İşletmeler data işleme ve yönetmeyi nasıl efektif ve güvenli hale getirebilir?
Bu sorunun yanıtı oldukça basit: “Daha yeni nesil teknolojilere yatırım yapmak”. Ağları tamamen elden geçirme süreci durgunluk yaşayan işletmeler için zaman ve kaynak zorunu yaratabiliyor. Sınır Bilişim, bunu halletmek için uygun çözümler sunuyor; kullanıcıların ağ çekirdeğine gönderdikleri veriler konusunda daha seçici olması verilerin uçta işlenmesiyle bulut üzerindeki yükü azaltıyor. Bu noktada dikkat edilecek bir diğer önemli husus ise güvenlik. Ofis içinde ve dışında kurumsal ağa erişen cihazlar işletmeleri siber tehlikelere açık hale getirir. Son araştırmalara göre, web kullanıcıları tarafından bildirilen fidye yazılımı saldırılarının sayısı 2020 yılında bir önceki yıla göre yüzde 485 arttı.

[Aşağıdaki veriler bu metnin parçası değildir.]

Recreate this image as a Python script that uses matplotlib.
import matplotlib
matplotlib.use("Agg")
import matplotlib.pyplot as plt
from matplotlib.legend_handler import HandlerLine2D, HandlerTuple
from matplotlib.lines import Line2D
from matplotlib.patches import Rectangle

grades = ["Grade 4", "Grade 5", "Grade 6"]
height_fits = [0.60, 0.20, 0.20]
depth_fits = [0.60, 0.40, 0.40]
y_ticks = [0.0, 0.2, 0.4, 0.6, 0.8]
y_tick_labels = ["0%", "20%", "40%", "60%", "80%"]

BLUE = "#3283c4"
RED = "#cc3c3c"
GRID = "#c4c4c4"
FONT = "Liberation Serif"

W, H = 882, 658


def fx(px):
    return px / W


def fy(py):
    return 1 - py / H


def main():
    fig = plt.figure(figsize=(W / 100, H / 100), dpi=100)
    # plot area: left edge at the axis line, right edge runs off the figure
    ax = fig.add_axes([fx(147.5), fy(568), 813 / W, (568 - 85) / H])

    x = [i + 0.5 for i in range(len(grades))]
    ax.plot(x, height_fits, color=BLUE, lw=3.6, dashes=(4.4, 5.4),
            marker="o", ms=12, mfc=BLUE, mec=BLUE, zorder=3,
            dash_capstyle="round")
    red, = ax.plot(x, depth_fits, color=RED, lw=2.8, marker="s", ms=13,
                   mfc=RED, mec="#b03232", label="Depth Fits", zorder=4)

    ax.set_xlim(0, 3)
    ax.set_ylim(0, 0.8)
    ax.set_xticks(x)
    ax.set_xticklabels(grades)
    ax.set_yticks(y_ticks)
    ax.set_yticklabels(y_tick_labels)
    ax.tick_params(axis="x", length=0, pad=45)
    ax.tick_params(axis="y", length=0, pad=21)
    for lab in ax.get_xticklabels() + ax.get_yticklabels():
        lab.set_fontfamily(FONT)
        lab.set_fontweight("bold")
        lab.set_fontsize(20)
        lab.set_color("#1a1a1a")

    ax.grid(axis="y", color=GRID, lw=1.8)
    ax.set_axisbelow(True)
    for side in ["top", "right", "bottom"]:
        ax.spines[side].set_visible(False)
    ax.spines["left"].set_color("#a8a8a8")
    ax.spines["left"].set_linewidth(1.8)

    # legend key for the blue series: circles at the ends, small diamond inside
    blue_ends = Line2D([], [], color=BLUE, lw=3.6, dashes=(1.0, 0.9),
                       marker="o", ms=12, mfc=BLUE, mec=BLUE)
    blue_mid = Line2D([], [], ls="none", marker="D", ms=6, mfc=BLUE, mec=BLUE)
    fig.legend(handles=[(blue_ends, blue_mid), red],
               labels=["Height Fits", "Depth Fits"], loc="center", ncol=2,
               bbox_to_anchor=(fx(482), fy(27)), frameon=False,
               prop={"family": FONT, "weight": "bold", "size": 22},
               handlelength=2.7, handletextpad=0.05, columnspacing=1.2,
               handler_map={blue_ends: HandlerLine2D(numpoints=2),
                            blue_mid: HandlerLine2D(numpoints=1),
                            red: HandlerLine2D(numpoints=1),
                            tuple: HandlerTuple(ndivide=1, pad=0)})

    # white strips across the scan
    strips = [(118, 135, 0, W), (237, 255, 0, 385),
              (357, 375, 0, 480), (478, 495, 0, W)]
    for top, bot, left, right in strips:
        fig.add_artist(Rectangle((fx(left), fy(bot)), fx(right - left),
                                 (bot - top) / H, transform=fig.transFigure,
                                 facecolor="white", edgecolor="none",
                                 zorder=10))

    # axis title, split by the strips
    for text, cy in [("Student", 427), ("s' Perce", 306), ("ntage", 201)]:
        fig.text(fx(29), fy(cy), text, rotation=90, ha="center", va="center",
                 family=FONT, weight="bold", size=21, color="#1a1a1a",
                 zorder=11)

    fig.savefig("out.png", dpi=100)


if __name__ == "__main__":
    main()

Pandeminin devam eden etkisiyle yüzleşmeye devam ederken bile, COVID-19 sonrası iş hareketliliğinin nasıl görüneceğine dair konuşmalar çoktan başladı. İş dünyası sonsuza dek değişti ve bununla birlikte yeni çalışma yolları ve işletmelerin uyum sağlamaları için yeni çalışan beklentileri durmadan değişiyor. Mobiliteyi “sonraki normal” olarak doğru bir şekilde uygulayabilmek, yeni nesil teknolojiyi içermesi açısından zaman ve yatırım gerektiriyor.

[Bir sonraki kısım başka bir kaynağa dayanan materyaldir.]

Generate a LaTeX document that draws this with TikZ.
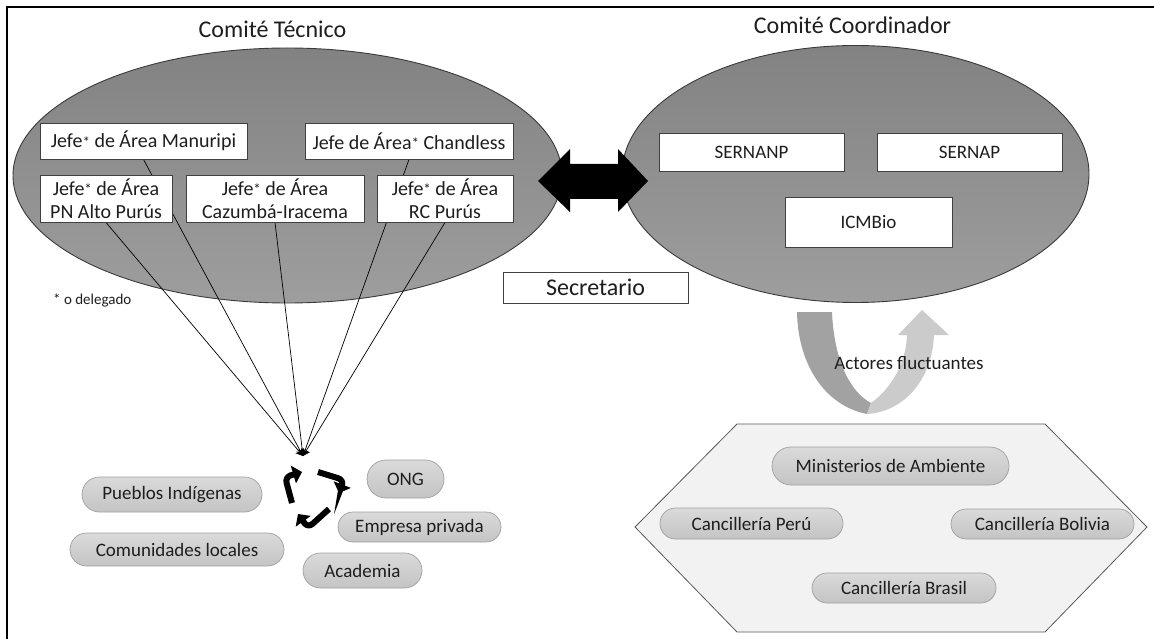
\documentclass[tikz,border=0pt]{standalone}
\usepackage{fontspec}
\setmainfont{Carlito}
\usetikzlibrary{shapes.geometric,shapes.misc,arrows.meta}
\pgfdeclarelayer{back}
\pgfdeclarelayer{mid}
\pgfsetlayers{back,mid,main}
\definecolor{txt}{HTML}{1E1E1E}
\definecolor{boxline}{HTML}{404040}
\definecolor{elltop}{HTML}{828282}
\definecolor{ellbot}{HTML}{9E9E9E}
\definecolor{ellline}{HTML}{3A3A3A}
\definecolor{pilltop}{HTML}{DADADA}
\definecolor{pillbot}{HTML}{C4C4C4}
\definecolor{pillline}{HTML}{A0A0A0}
\definecolor{hexfill}{HTML}{F2F2F2}
\definecolor{hexline}{HTML}{595959}
\definecolor{udark}{HTML}{A2A2A2}
\definecolor{ulight}{HTML}{CBCBCB}
\newcommand\mystar{\raisebox{0.02em}{\fontsize{15}{15}\selectfont *}}
\begin{document}
\begin{tikzpicture}[x=1pt,y=-1pt,
  titletext/.style={font=\fontsize{24}{28}\selectfont, text=txt, inner sep=0, anchor=base},
  box/.style={draw=boxline, line width=0.9pt, fill=white, inner sep=0, align=center, text=txt, font=\fontsize{20}{23}\selectfont},
  pill/.style={rounded rectangle, draw=pillline, line width=0.7pt, top color=pilltop, bottom color=pillbot, inner sep=0, text=txt, font=\fontsize{19}{22}\selectfont},
  committee/.style={ellipse, draw=ellline, line width=0.9pt, top color=elltop, bottom color=ellbot, inner sep=0},
  feed/.style={draw=black, line width=0.7pt, -{Stealth[length=7pt,width=8pt]}},
  recyc/.style={draw=black, line width=6pt, rounded corners=6pt, -{Triangle[length=9pt,width=18pt]}},
]
\useasboundingbox (0,0) rectangle (1154,639);
\begin{pgfonlayer}{back}
\fill[white] (0,0) rectangle (1154,639);
\end{pgfonlayer}
% frame
\draw[black, line width=2pt] (7,639) -- (7,7) -- (1154,7);

% titles
\node[titletext] (tct) at (272.5,38) {Comité Técnico};
\node[titletext] (tcc) at (852.5,34) {Comité Coordinador};

% committees
\begin{pgfonlayer}{back}
\node[committee, minimum width=549pt, minimum height=255pt] (ct) at (287.5,175.5) {};
\node[committee, minimum width=467pt, minimum height=257pt] (cc) at (855.5,174) {};
\end{pgfonlayer}

% double arrow between committees
\coordinate (dbl) at (593,181);
\fill[black] ([xshift=-55pt]dbl) -- ([xshift=-23pt,yshift=-31pt]dbl) -- ([xshift=-23pt,yshift=-18pt]dbl)
  -- ([xshift=25pt,yshift=-18pt]dbl) -- ([xshift=25pt,yshift=-31pt]dbl) -- ([xshift=55pt]dbl)
  -- ([xshift=25pt,yshift=32pt]dbl) -- ([xshift=25pt,yshift=17pt]dbl) -- ([xshift=-23pt,yshift=17pt]dbl)
  -- ([xshift=-23pt,yshift=32pt]dbl) -- cycle;

% boxes of Comité Técnico
\node[box, minimum width=207pt, minimum height=36pt] (man) at (143.5,141) {Jefe\mystar{} de Área Manuripi};
\node[box, minimum width=208pt, minimum height=36pt] (cha) at (409,141) {Jefe de Área\mystar{} Chandless};
\node[box, minimum width=132pt, minimum height=47pt] (pn) at (106,198.5) {Jefe\mystar{} de Área\\PN Alto Purús};
\node[box, minimum width=178pt, minimum height=47pt] (caz) at (275,198.5) {Jefe\mystar{} de Área\\Cazumbá-Iracema};
\node[box, minimum width=136pt, minimum height=47pt] (rc) at (445,198.5) {Jefe\mystar{} de Área\\RC Purús};

% boxes of Comité Coordinador
\node[box, font=\fontsize{19}{22}\selectfont, minimum width=185pt, minimum height=38pt] (sernanp) at (751.5,152) {SERNANP};
\node[box, font=\fontsize{19}{22}\selectfont, minimum width=185pt, minimum height=38pt] (sernap) at (969.5,152) {SERNAP};
\node[box, font=\fontsize{19}{22}\selectfont, minimum width=167pt, minimum height=50pt] (icm) at (868.5,222) {ICMBio};

\node[box, font=\fontsize{24}{28}\selectfont, minimum width=185pt, minimum height=31pt] (sec) at (595.5,287.5) {Secretario};

\node[anchor=west, inner sep=0, text=txt, font=\fontsize{15}{18}\selectfont] (del) at (53,300) {* o delegado};

% feed lines
\coordinate (hub) at (303,456);
\begin{pgfonlayer}{mid}
\draw[feed] (pn.south) -- (hub);
\draw[feed] (man.south) -- (hub);
\draw[feed] (caz.south) -- (hub);
\draw[feed] (cha.south) -- (hub);
\draw[feed] (rc.south) -- (hub);
\end{pgfonlayer}

% recycle symbol
\draw[recyc] (292,503) -- (285,477) -- (302,472);
\draw[recyc] (318,472) -- (344,480) -- (339,493);
\draw[recyc] (329,509) -- (308,528) -- (298,514);

% actors
\node[pill, minimum width=180pt, minimum height=35pt] (pue) at (172,494.5) {Pueblos Indígenas};
\node[pill, minimum width=214pt, minimum height=33pt] (com) at (177,549.5) {Comunidades locales};
\node[pill, minimum width=77pt, minimum height=38pt] (ong) at (405.5,479) {ONG};
\node[pill, minimum width=163pt, minimum height=30pt] (emp) at (419.5,527) {Empresa privada};
\node[pill, minimum width=119pt, minimum height=35pt] (aca) at (362.5,570.5) {Academia};

% U-turn arrow
\fill[udark] (797,312) -- (832,312) .. controls (834,360) and (850,392) .. (871,403)
  -- (867,414) .. controls (826,406) and (798,366) .. (797,312) -- cycle;
\fill[ulight] (871,403) .. controls (889,390) and (906,366) .. (907,335) -- (898,335) -- (922,310)
  -- (949,335) -- (934,335) .. controls (932,382) and (902,412) .. (867,414) -- cycle;
\node[inner sep=0, text=txt, font=\fontsize{19}{22}\selectfont] (act) at (909,363) {Actores fluctuantes};

% hexagon
\draw[hexline, fill=hexfill, line width=0.8pt] (635,527) -- (737,424) -- (1045,424) -- (1147,527) -- (1045,632) -- (737,632) -- cycle;
\node[pill, minimum width=237pt, minimum height=38pt] (min) at (890.5,466) {Ministerios de Ambiente};
\node[pill, minimum width=183pt, minimum height=31pt] (per) at (751.5,523.5) {Cancillería Perú};
\node[pill, minimum width=183pt, minimum height=30pt] (bol) at (1042.5,524) {Cancillería Bolivia};
\node[pill, minimum width=184pt, minimum height=30pt] (bra) at (904,588) {Cancillería Brasil};
\end{tikzpicture}
\end{document}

Biz de Dynabook olarak geliştirdiğimiz tüm çalışmalarımız ve teknolojilerimizle bu dönüşümlerin merkezinde olmayı hedefliyoruz. Çalışkan ekiplerimiz, nihai güvenliği sağlamak, pazar ve tüketici ihtiyaçlarını göz önünde bulundurarak onların en güncel teknolojiye sahip olduklarından emin olmak için yenilikçi ve vizyoner ürünler yaratmak konusunda ellerinden gelenin en iyisini yapıyor.